China, Russia teaming up against U.S. in space

Koki Kataoka / The Yomiuri Shimbun
People watch a rocket carrying a module for China’s space station blast off from Wenchang in China’s Hainan Province on April 29.

SHENYANG, China / WASHINGTON — U.S. wrangling with China and Russia in international politics is now reaching the last frontier: space.

The battle for dominance in outer space is evolving as China continues its relentless pursuit of the United States. On top of this, Russia has started working more closely with China, cooling off its cooperation with the United States in the joint operation of the International Space Station.

Soon after China successfully launched a rocket carrying the Tianhe core module for its Tiangong space station on April 29, Chinese President Xi Jinping sent congratulations and urged the acceleration of space development. Xi said completing construction of the space station and a national space laboratory is an “important project” leading to China becoming a major space power.

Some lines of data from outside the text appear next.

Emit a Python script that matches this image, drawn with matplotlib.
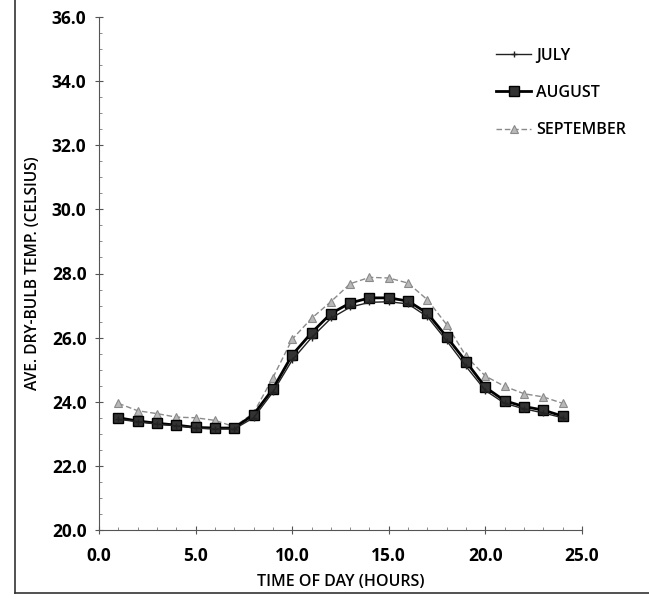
import matplotlib
matplotlib.use("Agg")
import matplotlib.pyplot as plt
from matplotlib.lines import Line2D
from matplotlib.ticker import MultipleLocator, FormatStrFormatter

plt.rcParams['font.family'] = ['Open Sans', 'DejaVu Sans']

hours = list(range(1, 25))
july = [23.45, 23.38, 23.30, 23.25, 23.18, 23.15, 23.15, 23.50, 24.30, 25.30, 26.00, 26.60,
        26.95, 27.10, 27.12, 27.05, 26.65, 25.90, 25.10, 24.35, 23.95, 23.78, 23.65, 23.50]
august = [23.50, 23.40, 23.33, 23.27, 23.20, 23.18, 23.18, 23.60, 24.40, 25.46, 26.15, 26.75,
          27.08, 27.24, 27.24, 27.14, 26.76, 26.02, 25.25, 24.45, 24.03, 23.85, 23.74, 23.55]
september = [23.95, 23.72, 23.63, 23.52, 23.50, 23.42, 23.22, 23.65, 24.75, 25.95, 26.60, 27.12,
             27.68, 27.88, 27.86, 27.70, 27.18, 26.40, 25.42, 24.80, 24.48, 24.25, 24.15, 23.95]

fig = plt.figure(figsize=(6.49, 5.99), dpi=100)
ax = fig.add_axes([99 / 649, 1 - 530 / 599, (582 - 99) / 649, (530 - 17) / 599])

ax.plot(hours, september, color='#8a8a8a', lw=1.0, ls=(0, (4, 2)), marker='^', ms=6,
        mfc='#b8b8b8', mec='#8a8a8a', mew=0.8, label='SEPTEMBER', zorder=2)
ax.plot(hours, august, color='black', lw=2.0, marker='s', ms=7.5,
        mfc='#333333', mec='black', mew=1.0, label='AUGUST', zorder=3)
ax.plot(hours, july, color='#222222', lw=1.0, marker='+', ms=5, mew=1.0,
        label='JULY', zorder=4)

ax.set_xlim(0, 25)
ax.set_ylim(20, 36)
ax.xaxis.set_major_locator(MultipleLocator(5))
ax.xaxis.set_minor_locator(MultipleLocator(1))
ax.yaxis.set_major_locator(MultipleLocator(2))
ax.yaxis.set_minor_locator(MultipleLocator(0.5))
ax.xaxis.set_major_formatter(FormatStrFormatter('%.1f'))
ax.yaxis.set_major_formatter(FormatStrFormatter('%.1f'))

for s in ('top', 'right'):
    ax.spines[s].set_visible(False)
for s in ('left', 'bottom'):
    ax.spines[s].set_color('#555555')
    ax.spines[s].set_linewidth(0.8)

ax.tick_params(axis='both', which='major', direction='inout', length=6, width=0.8,
               color='#555555', labelsize=12.5)
ax.tick_params(axis='y', which='major', pad=6)
ax.tick_params(axis='x', which='major', pad=9)
ax.tick_params(axis='both', which='minor', direction='in', length=2.5, width=0.6,
               color='#777777')
for lab in ax.get_xticklabels() + ax.get_yticklabels():
    lab.set_fontweight('bold')

ax.set_xlabel('TIME OF DAY (HOURS)', fontsize=11.5, fontweight='semibold', labelpad=7)
ax.set_ylabel('AVE. DRY-BULB TEMP. (CELSIUS)', fontsize=11.2, fontweight='semibold', labelpad=8)

handles, labels = ax.get_legend_handles_labels()
order = [2, 1, 0]
leg = ax.legend([handles[i] for i in order], [labels[i] for i in order],
                loc='upper left', bbox_to_anchor=(0.822, 0.94), frameon=False,
                handlelength=2.2, handletextpad=0.3, labelspacing=1.33,
                borderaxespad=0.0, borderpad=0.0,
                prop={'size': 11.5, 'weight': 'semibold'})

# outer frame lines along the left and bottom edges
fig.add_artist(Line2D([15 / 649, 15 / 649], [1.0, 1 - 593 / 599], transform=fig.transFigure,
                      color='#333333', lw=1.2))
fig.add_artist(Line2D([15 / 649, 1.0], [1 - 593 / 599, 1 - 593 / 599], transform=fig.transFigure,
                      color='#333333', lw=1.2))

fig.savefig('out.png', dpi=100, facecolor='white')
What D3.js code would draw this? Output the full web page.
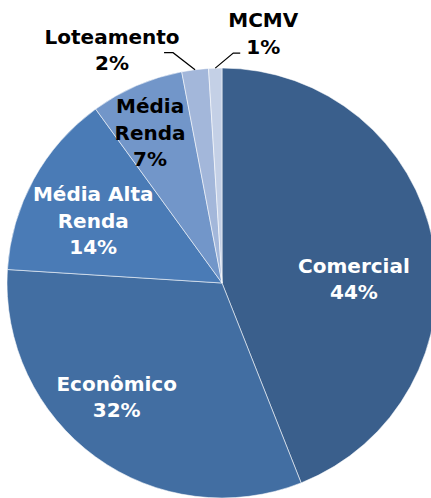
<!DOCTYPE html>
<html>
<head>
<meta charset="utf-8">
<script src="https://cdn.jsdelivr.net/npm/d3@7"></script>
<style>
  html, body { margin: 0; padding: 0; background: #ffffff; }
  svg { display: block; }
  text { font-family: "DejaVu Sans", Verdana, sans-serif; font-weight: bold; font-size: 20px; }
</style>
</head>
<body>
<svg id="chart" width="431" height="498"></svg>
<script>
// Segment shares (%), drawn clockwise from 12 o'clock
const categories = ["Comercial", "Econômico", "Média Alta Renda", "Média Renda", "Loteamento", "MCMV"];
const shares = [44, 32, 14, 7, 2, 1];
// Label lines for each segment (name lines, the share is appended)
const labelLines = [["Comercial"], ["Econômico"], ["Média Alta", "Renda"], ["Média", "Renda"], ["Loteamento"], ["MCMV"]];
const sliceColors = ["#3a5f8c", "#426ea2", "#4a7bb6", "#7296c9", "#a3b7da", "#c4d0e6"];
const labelColors = ["#ffffff", "#ffffff", "#ffffff", "#000000", "#000000", "#000000"];
// Labels outside the pie get a leader line
const outside = [false, false, false, false, true, true];

const width = 431, height = 498;
const cx = 222, cy = 283, R = 215;
const lineH = 26.5;

const svg = d3.select("#chart");
const g = svg.append("g").attr("transform", `translate(${cx},${cy})`);

const pie = d3.pie().sort(null).value(d => d.value);
const arcs = pie(categories.map((c, i) => ({ name: c, value: shares[i], i })));
const arc = d3.arc().innerRadius(0).outerRadius(R);
const labelArc = d3.arc().innerRadius(R * 0.62).outerRadius(R * 0.62);

g.selectAll("path.slice")
  .data(arcs)
  .join("path")
  .attr("class", "slice")
  .attr("d", arc)
  .attr("fill", d => sliceColors[d.data.i])
  .attr("stroke", "#ffffff")
  .attr("stroke-opacity", 0.55)
  .attr("stroke-width", 1);

// Nudges of the inside labels from the arc centroid
const insideNudge = [[1, 21], [-27, 6], [-12, 2], [-19, -28], [0, 0], [0, 0]];
// Leader line geometry for outside labels: elbow offset from the rim point, then horizontal run
const leader = { 4: { elbow: [-22, -17], run: -9, text: [-52, -9] }, 5: { elbow: [18, -15], run: 7, text: [23, -26] } };

const polar = (a, r) => [Math.sin(a) * r, -Math.cos(a) * r];

arcs.forEach(d => {
  const i = d.data.i;
  const lines = labelLines[i].concat([shares[i] + "%"]);
  let tx, firstBase;
  if (!outside[i]) {
    const [x, y] = labelArc.centroid(d);
    tx = x + insideNudge[i][0];
    const centerY = y + insideNudge[i][1];
    firstBase = centerY - (lines.length - 1) * lineH / 2 + 7;
  } else {
    const mid = (d.startAngle + d.endAngle) / 2;
    const p0 = polar(mid, R);
    const L = leader[i];
    const p1 = [p0[0] + L.elbow[0], p0[1] + L.elbow[1]];
    const p2 = [p1[0] + L.run, p1[1]];
    g.append("polyline")
      .attr("points", [p0, p1, p2].map(p => p.join(",")).join(" "))
      .attr("fill", "none")
      .attr("stroke", "#000000")
      .attr("stroke-width", 1.2);
    tx = p2[0] + L.text[0];
    firstBase = p2[1] + L.text[1];
  }
  const t = g.append("text")
    .attr("text-anchor", "middle")
    .attr("fill", labelColors[i]);
  lines.forEach((s, k) => {
    t.append("tspan").attr("x", tx).attr("y", firstBase + k * lineH).text(s);
  });
});
</script>
</body>
</html>
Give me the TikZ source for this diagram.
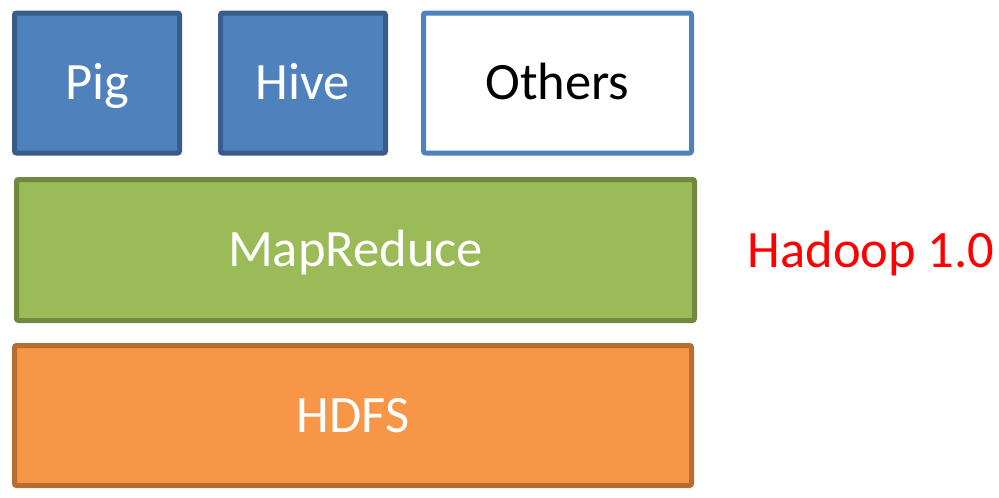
\documentclass[tikz,border=0pt]{standalone}
\usepackage{fontspec}
\setmainfont{Carlito}
\definecolor{pigfill}{HTML}{4F81BD}
\definecolor{pigline}{HTML}{385D8A}
\definecolor{mrfill}{HTML}{9BBB59}
\definecolor{mrline}{HTML}{71893F}
\definecolor{hdfill}{HTML}{F79646}
\definecolor{hdline}{HTML}{B66D31}
\begin{document}
\begin{tikzpicture}[x=1pt,y=-1pt,
  layerbox/.style={draw, line width=5pt, rounded corners=2pt, inner sep=0pt,
    font=\fontsize{52.5}{52.5}\selectfont, text height=33.5pt, text depth=0pt},
  bluebox/.style={layerbox, fill=pigfill, draw=pigline, text=white,
    minimum width=165pt, minimum height=140pt},
  otherbox/.style={layerbox, fill=white, draw=pigfill, text=black,
    minimum width=268pt, minimum height=140pt},
  mrbox/.style={layerbox, fill=mrfill, draw=mrline, text=white,
    minimum width=678pt, minimum height=141pt},
  hdbox/.style={layerbox, fill=hdfill, draw=hdline, text=white,
    minimum width=677pt, minimum height=140pt},
  tag/.style={inner sep=0pt, text=red, font=\fontsize{52.5}{52.5}\selectfont,
    text height=34pt, text depth=0pt}
]
\useasboundingbox (0,0) rectangle (999,498);
\node[bluebox] (pig) at (97,83) {Pig};
\node[bluebox] (hive) at (303,83) {Hive};
\node[otherbox] (others) at (557.5,83) {Others};
\node[mrbox] (mr) at (355.5,250) {MapReduce};
\node[hdbox] (hdfs) at (353,415.5) {HDFS};
\node[tag] (label) at (871,250) {Hadoop 1.0};
\end{tikzpicture}
\end{document}
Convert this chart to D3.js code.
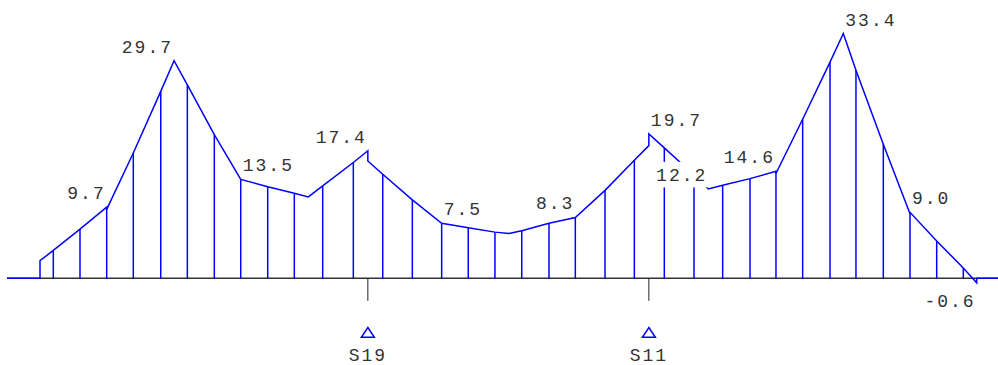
<!DOCTYPE html>
<html>
<head>
<meta charset="utf-8">
<script src="https://cdn.jsdelivr.net/npm/d3@7"></script>
<style>
  html, body { margin: 0; padding: 0; background: #fff; }
  svg { display: block; }
</style>
</head>
<body>
<svg id="chart" width="998" height="365"></svg>
<script>
// Bending moment envelope along a three-span girder (0–100 m)
// Station positions along the girder, m
const stationX = [0, 1.42, 4.27, 7.12, 9.96, 12.89, 14.31, 15.73, 18.61, 21.43, 24.31, 27.15, 28.64, 30.18, 33.45,
  35.0, 36.59, 39.75, 42.88, 45.72, 48.57, 50.07, 51.43, 54.34, 57.15, 60.32, 63.45,
  65.0, 66.65, 69.82, 71.35, 72.88, 75.80, 78.57, 81.42, 84.34, 85.76, 87.11, 90.03, 92.88, 95.73, 98.57, 100.0];
// Moment just left of each station
const momentLeft = [0, 3.8, 6.7, 9.7, 17.1, 25.5, 29.7, 26.4, 19.6, 13.5, 12.5, 11.6, 11.1, 12.6, 15.8,
  17.4, 14.2, 10.7, 7.5, 6.9, 6.3, 6.1, 6.5, 7.5, 8.3, 12.0, 16.1,
  18.1, 17.8, 14.1, 12.2, 12.7, 13.6, 14.6, 21.7, 29.5, 33.4, 28.4, 18.3, 8.8, 5.1, 1.4, -0.6];
// Moment just right of each station (differs where the diagram steps)
const momentRight = [2.4, 3.8, 6.7, 9.4, 17.1, 25.5, 29.7, 26.4, 19.6, 13.5, 12.5, 11.6, 11.1, 12.6, 15.8,
  16.0, 14.2, 10.7, 7.5, 6.9, 6.3, 6.1, 6.5, 7.5, 8.3, 12.0, 16.1,
  19.7, 17.8, 14.1, 12.2, 12.7, 13.6, 14.3, 21.7, 29.5, 33.4, 28.4, 18.3, 9.0, 5.1, 1.4, 0];
// 1 = hatch line drawn at the station
const hatched = [0, 1, 1, 1, 1, 1, 0, 1, 1, 1, 1, 1, 0, 1, 1,
  0, 1, 1, 1, 1, 1, 0, 1, 1, 1, 1, 1,
  0, 1, 1, 0, 1, 1, 1, 1, 1, 0, 1, 1, 1, 1, 1, 0];
// Stations whose extreme value is annotated
const labelStations = [7.12, 14.31, 21.43, 35.0, 42.88, 57.15, 65.0, 71.35, 78.57, 85.76, 92.88, 100.0];
// Supports
const supportX = [35.0, 65.0];
const supportNames = ["S19", "S11"];

const svg = d3.select("#chart");
const W = 998;
const blue = "#0000ff";
const grey = "#333333";
const font = "'Liberation Mono', 'DejaVu Sans Mono', monospace";

const x = d3.scaleLinear().domain([0, 100]).range([40, 976.7]);
const y = d3.scaleLinear().domain([0, 33.4]).range([278.3, 33.5]);
const y0 = y(0);

// Axis line
svg.append("line")
  .attr("x1", 7).attr("x2", W)
  .attr("y1", y0).attr("y2", y0)
  .attr("stroke", grey).attr("stroke-width", 1.5);

// Support ticks below the axis
svg.selectAll("line.sup").data(supportX).join("line")
  .attr("class", "sup")
  .attr("x1", d => x(d)).attr("x2", d => x(d))
  .attr("y1", y0).attr("y2", y0 + 22.5)
  .attr("stroke", "#222").attr("stroke-width", 1);

// Hatch lines
const stations = stationX.map((s, i) => ({ s, l: momentLeft[i], r: momentRight[i], h: hatched[i] }));
svg.selectAll("line.hatch").data(stations.filter(d => d.h)).join("line")
  .attr("class", "hatch")
  .attr("x1", d => x(d.s)).attr("x2", d => x(d.s))
  .attr("y1", y0)
  .attr("y2", d => y(Math.abs(d.l) >= Math.abs(d.r) ? d.l : d.r))
  .attr("stroke", blue).attr("stroke-width", 1.5);

// Diagram outline, with vertical steps at discontinuities
const pts = [[x.invert(7), 0]];
stations.forEach(d => {
  pts.push([d.s, d.l]);
  if (d.r !== d.l) pts.push([d.s, d.r]);
});
pts.push([x.invert(W), 0]);
svg.append("path")
  .attr("d", d3.line().x(p => x(p[0])).y(p => y(p[1]))(pts))
  .attr("fill", "none").attr("stroke", blue).attr("stroke-width", 1.5)
  .attr("stroke-linejoin", "miter");

// Value labels on a white ground
const anchors = ["end", "end", "start", "end", "start", "end", "start", "end", "end", "start", "start", "end"];
const labels = labelStations.map((s, i) => {
  const d = stations.find(t => t.s === s);
  const v = Math.abs(d.l) >= Math.abs(d.r) ? d.l : d.r;
  return { s, v, anchor: anchors[i] };
});
const lg = svg.append("g");
labels.forEach(d => {
  const px = x(d.s) + (d.anchor === "start" ? 2 : -1);
  const py = d.v >= 0 ? y(d.v) - 8 : y0 + 28.4;
  const g = lg.append("g");
  const bg = g.append("rect").attr("fill", "#fff");
  const t = g.append("text")
    .attr("x", px).attr("y", py)
    .attr("text-anchor", d.anchor)
    .attr("font-family", font).attr("font-size", 18)
    .attr("letter-spacing", 2)
    .attr("fill", grey)
    .text(d.v.toFixed(1));
  const b = t.node().getBBox();
  bg.attr("x", b.x - 1).attr("width", b.width + 2)
    .attr("y", py - 19).attr("height", 25.5);
});

// Support symbols and names
svg.selectAll("path.tri").data(supportX).join("path")
  .attr("class", "tri")
  .attr("d", d => `M${x(d)},${327.5} L${x(d) + 6.5},${337.3} L${x(d) - 6.5},${337.3} Z`)
  .attr("fill", "none").attr("stroke", blue).attr("stroke-width", 1.5);

svg.selectAll("text.sup").data(supportX).join("text")
  .attr("class", "sup")
  .attr("x", d => x(d)).attr("y", 360.5)
  .attr("text-anchor", "middle")
  .attr("font-family", font).attr("font-size", 18)
  .attr("letter-spacing", 2)
  .attr("fill", grey)
  .text((d, i) => supportNames[i]);
</script>
</body>
</html>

China will also launch lab modules and cargo spacecraft, with plans to finish assembling the space station by the end of 2022. This will provide China with a foothold to conduct manned space activities on par with those done at the ISS.

Academic institutions and other entities from 17 nations, including Japan and European countries, will participate in experiments and observations at the Chinese space station. Completing the space station will be hugely significant for the Xi administration, which aims to become a space power in the same league as the United States.

‘New space race’

China’s list of achievements in space is growing as it is determined to catch up to the United States. In January 2019, China became the first nation to successfully land an unmanned rover on the far side of the moon. In June 2020, China completed BeiDou, its own satellite-based navigation and positioning system to rival America’s GPS.

While Washington and Beijing jostle for space dominance, Moscow also has been flexing its muscles and siding with its neighbor in this field.

In mid-April, Russian Deputy Prime Minister Yury Borisov said on a TV program that Russia would withdraw from the ISS “starting in 2025” for reasons such as the aging of the structure, suggesting Russia could pull the plug on many years of cooperation in space with the United States.

In March, Russia and China had signed a memorandum of understanding to jointly construct a lunar base for exploring the moon. It is possible that Moscow will press Beijing to provide financial support in exchange for the provision of space development technologies and experience built up over the decades.

Some U.S. media outlets have even stated that a “new space race” is starting.

In the 1950s, China launched its “two bombs, one satellite” project to develop a nuclear weapon, intercontinental ballistic missile and an artificial satellite. Since then, its military-led space development has made great strides. The same is true for Russia.

In 2007, China successfully carried out its first test of an anti-satellite missile. Some observers have warned that the China’s Beidou satellite navigation system could also be diverted to military use.

This April, the U.S. Office of the Director of National Intelligence expressed strong concerns about China’s space development. The Chinese military, it said in its Annual Threat Assessment, “will continue to integrate space services — such as satellite reconnaissance and positioning, navigation, and timing (PNT) — and satellite communications into its weapons and command-and-control systems to erode the U.S. military’s information advantage.”

A diplomatic source told The Yomiuri Shimbun it was possible that the technologies and knowledge acquired over many years of operating the ISS “could make their way to China via Russia.”

Washington frets

NASA’s Artemis lunar exploration program to send astronauts to the moon’s surface by 2024 is a clear sign the United States is fretting that its leadership in space could be in jeopardy. Former U.S. President Donald Trump insisted, “We are the leader and we’re going to stay the leader.”

Trump chose human spaceflight to the moon, into which China also has poured vast resources. The United States also plans to send the first crewed mission to Mars in the 2030s.

In October 2020, Japan, European nations and other countries agreed on international rules covering issues in space including the use of resources extracted during lunar exploration. This was partly to curb any future Chinese moves on the moon’s surface. U.S. President Joe Biden, who has been stepping up pressure on China and Russia through U.S. allies and friends in the diplomatic and security fields, plans to continue this approach.

Russia, in addition to pulling out of the ISS, also has revealed it is considering constructing its own space station. For Moscow, space development has been a way to display national strength to Washington ever since the days of the Soviet Union. As well as making its presence felt, it seems Russia recognizes a potential threat from its neighbor China and wants to preserve its solid position in space.

The online edition of the Global Times, a daily newspaper under the umbrella of the Communist Party of China, carried an editorial lauding the successful April 29 launch of the space station module. The paper added, “Of course, compared with the U.S. and Russia, China still lags behind.”

Many observers believe competition among the United States, China and Russia will grow even more complex in the years ahead.